Re: Microformat profile URIs from Ben Adida on 2006-08-18 (public-grddl-wg@w3.org from August 2006)

From: Ben Adida <ben@mit.edu>
Date: Fri, 18 Aug 2006 05:54:31 -0400
To: Danny Ayers <danny.ayers@gmail.com>
CC: public-grddl-wg <public-grddl-wg@w3.org>
Message-ID: <44E58E57.8010402@mit.edu>

Danny Ayers wrote:
> 

[...]

> 2. Dealing with microformat data which lacks a profile URI is a
> different story. Right now it involves essentially scraping for
> attribute strings like "vevent". Seems to me there are two general
> strategies: raise the status of these strings to registered
> identifiers (presumably e.g. class="vevent" is relatively unlikely to
> appear in non-microformat docs); find a way to express the information
> that any data extracted from the document was done so without the
> license the profile URIs provides.

It seems to me that it's actually much more complicated than that. You'd
have to scrape for every known microformat, and the list is obviously
growing as time goes on. That's already problematic, because it implies
some central repository of "known vocabularies" that are assumed for all
web pages... that's quite a bit more centralized than most folks have
come to expect from the web.

What's more problematic, though, is that the interplay between multiple
microformats is not well defined. This is somewhat expected given that
each microformat is optimized for its  specific field, but it also means
that it will become harder to parse one microformat without at least
*knowing* about the others, even if you don't want to parse the others.

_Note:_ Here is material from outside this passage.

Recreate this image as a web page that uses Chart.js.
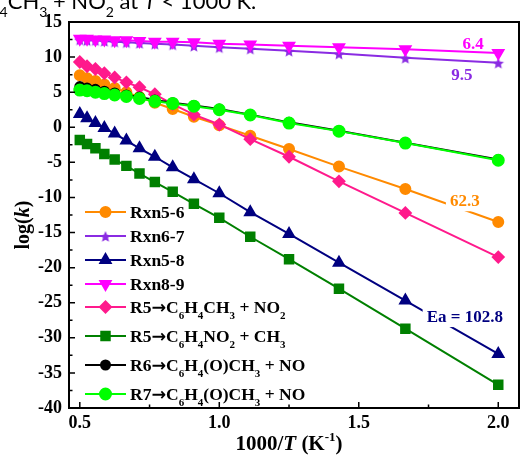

In other words, I think the "parsing microformats without profile URIs"
is a pretty deep rathole as far as standardization is concerned. On
this, I agree with DanC (gasp, this is not a regular occurrence!): if a
Google-like entity wants to parse and make a best guess as to what
metadata is included on a page, then more power to them. But to make
"guessing a transform" standard behavior seems awfully difficult and
error-prone.

-Ben

Received on Friday, 18 August 2006 09:54:35 UTC